As a part of the Idaho Branch / Utah Chapter, Pam has helped to create a local Leadership Council on T1D. Pam and Kennedy became involved with JDRF Advocacy, specifically, after they were encouraged by a former ATC to participate in local meetings through JDRF “Promise to Remember Me” Campaign, which fosters communication and relationship-building between T1D families and their national legislators, back home in Congressional District offices. Pam says her advice for people looking to get involved with advocacy is just to “give it a try, jump in,” since there are many ways to get involved—whether you tell your personal diabetes story directly to lawmakers or send a couple emails a year urging renewal of the Special Diabetes Program (SDP), there is always a place for participation.
JDRF Walks are some of Pam’s most favorite events to engage in, as these events generate so many new advocates by getting people excited about working towards creating a world without T1D. However, her favorite event thus far was the more recent ‘Diabetes Awareness Day’ held at the capital in Boise, a hugely supportive event originally proposed by a former JDRF 2013 Children’s Congress Delegate from Idaho. Many well-known supporters attended, including Miss Idaho, a T1D herself, who proudly wears her insulin pump while doing pageants. The great support of the local community and the Governor is inspiring to all, and Pam hopes this becomes an annual event.

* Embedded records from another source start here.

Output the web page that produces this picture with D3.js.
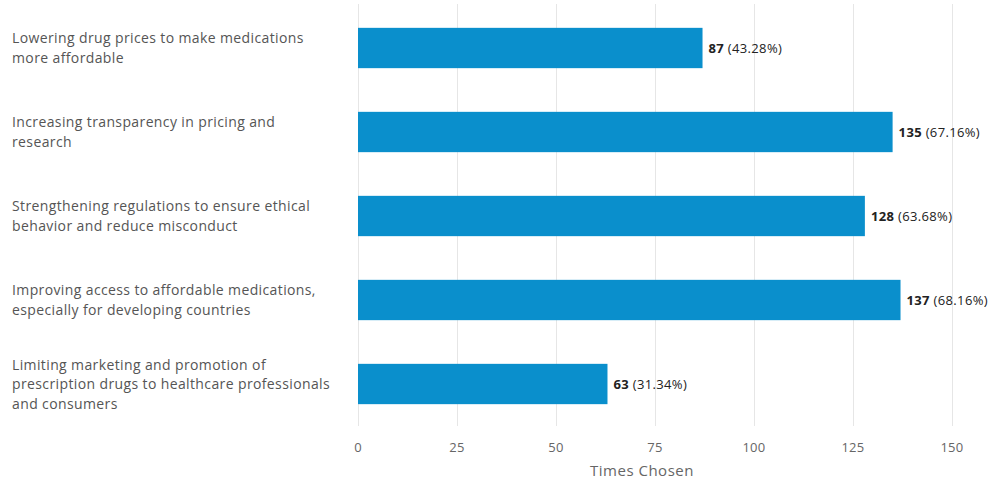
<!DOCTYPE html>
<html lang="en">
  <head>
    <meta charset="UTF-8" />
    <title>Times Chosen</title>
    <script src="https://cdn.jsdelivr.net/npm/d3@7"></script>
    <style>
      body { margin: 0; background: #fff; }
      text { font-family: "Open Sans", sans-serif; }
      .grid line { stroke: #e6e6e6; stroke-width: 1px; }
      .bar { fill: #0a8fcc; }
      .cat-label { fill: #555; font-size: 14px; letter-spacing: 0.38px; }
      .tick-label { fill: #666; font-size: 13px; letter-spacing: 0.3px; }
      .axis-title { fill: #666; font-size: 15px; letter-spacing: 0.5px; }
      .val-label { fill: #222; font-size: 13px; letter-spacing: 0.35px; }
    </style>
  </head>
  <body>
    <script>
      // Data
      var categories = [
        ["Lowering drug prices to make medications", "more affordable"],
        ["Increasing transparency in pricing and", "research"],
        ["Strengthening regulations to ensure ethical", "behavior and reduce misconduct"],
        ["Improving access to affordable medications,", "especially for developing countries"],
        ["Limiting marketing and promotion of", "prescription drugs to healthcare professionals", "and consumers"]
      ];
      var counts = [87, 135, 128, 137, 63];
      var percents = ["43.28%", "67.16%", "63.68%", "68.16%", "31.34%"];
      var xTicks = [0, 25, 50, 75, 100, 125, 150];

      var w = 997, h = 485;

      var svg = d3.select("body").append("svg")
        .attr("width", w)
        .attr("height", h);

      // Scales
      var xScale = d3.scaleLinear()
        .domain([0, 150])
        .range([358, 952]);

      var yScale = d3.scaleBand()
        .domain(d3.range(categories.length))
        .range([6, 426])
        .paddingInner(0.52)
        .paddingOuter(0.26);

      // Gridlines
      svg.append("g")
        .attr("class", "grid")
        .selectAll("line")
        .data(xTicks)
        .enter()
        .append("line")
        .attr("x1", function(d) { return Math.round(xScale(d)) + 0.5; })
        .attr("x2", function(d) { return Math.round(xScale(d)) + 0.5; })
        .attr("y1", 4)
        .attr("y2", 426);

      // Tick labels
      svg.append("g")
        .selectAll("text")
        .data(xTicks)
        .enter()
        .append("text")
        .attr("class", "tick-label")
        .attr("x", function(d) { return xScale(d); })
        .attr("y", 452)
        .attr("text-anchor", "middle")
        .text(function(d) { return d; });

      // Axis title (sits a little left of the plot centre in the original)
      svg.append("text")
        .attr("class", "axis-title")
        .attr("x", 642)
        .attr("y", 476)
        .attr("text-anchor", "middle")
        .text("Times Chosen");

      // Bars
      svg.selectAll("rect.bar")
        .data(counts)
        .enter()
        .append("rect")
        .attr("class", "bar")
        .attr("x", xScale(0))
        .attr("y", function(d, i) { return yScale(i); })
        .attr("width", function(d) { return xScale(d) - xScale(0); })
        .attr("height", yScale.bandwidth());

      // Value labels
      var vals = svg.selectAll("text.val-label")
        .data(counts)
        .enter()
        .append("text")
        .attr("class", "val-label")
        .attr("x", function(d) { return xScale(d) + 6; })
        .attr("y", function(d, i) { return yScale(i) + yScale.bandwidth() / 2 + 4.5; });
      vals.append("tspan")
        .attr("font-weight", "bold")
        .text(function(d) { return d; });
      vals.append("tspan")
        .text(function(d, i) { return " (" + percents[i] + ")"; });

      // Category labels
      var lineH = 19.5;
      svg.selectAll("text.cat-label")
        .data(categories)
        .enter()
        .append("text")
        .attr("class", "cat-label")
        .attr("x", 12)
        .attr("y", function(d, i) {
          var mid = yScale(i) + yScale.bandwidth() / 2;
          return mid - (d.length - 1) * lineH / 2 + 5;
        })
        .each(function(d) {
          var t = d3.select(this);
          d.forEach(function(line, j) {
            t.append("tspan")
              .attr("x", 12)
              .attr("dy", j === 0 ? 0 : lineH)
              .text(line);
          });
        });
    </script>
  </body>
</html>
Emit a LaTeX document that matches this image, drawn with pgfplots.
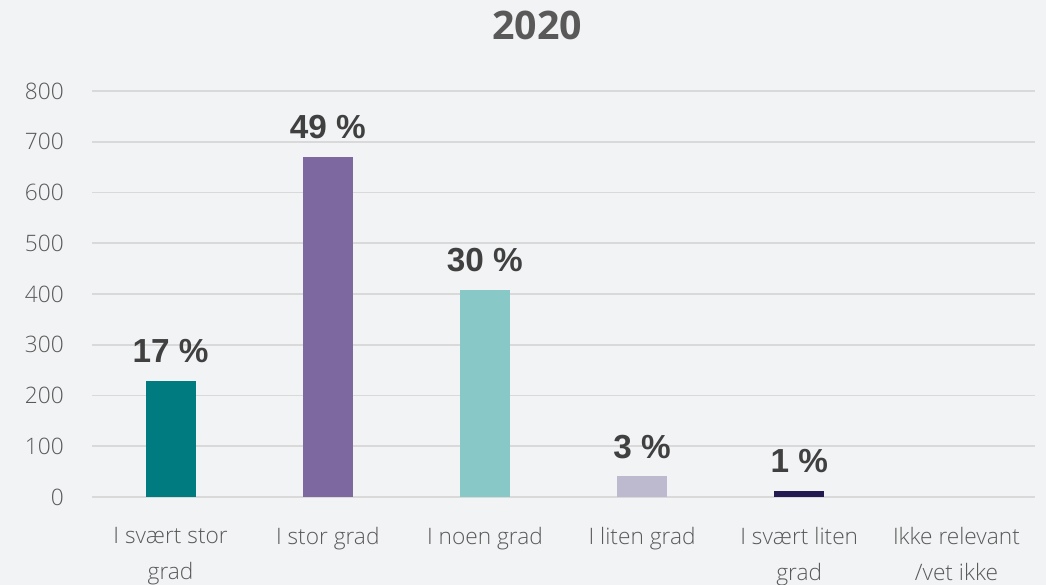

She also supposes that this Awareness Day is her proudest moment with JDRF so far! For this ATC, the “great, diverse leadership” of Idaho and the local community pulling together in support of a cause is a wonderful accomplishment.
Pam says that the most rewarding thing about being involved with JDRF is playing a role in finding a cure for T1D and doing anything she can to reach this goal. However, being an ATC comes with its challenges—Pam describes her most difficult challenge is often gaining an audience in front of U.S. Congresspersons, noting that it can be “difficult to gain support!” To that end, she looks forward to returning to Washington, D.C., this July, when Kennedy will proudly represent Idaho as a JDRF 2015 Children’s Congress Delegate!
Challenges aside, Pam describes her ATC experience as surprisingly fulfilling; she agreed to take the role because of her daughter, although she says she “has gotten so much more out of this position than I expected.” Though she partnered with JDRF out of necessity, she has found huge benefits in the form of great friends, learning opportunities on T1D, and being one step closer to a cure.
Pam’s six-word memoir on her JDRF advocacy experience: “It’s fun, it’s empowering, and transformational.”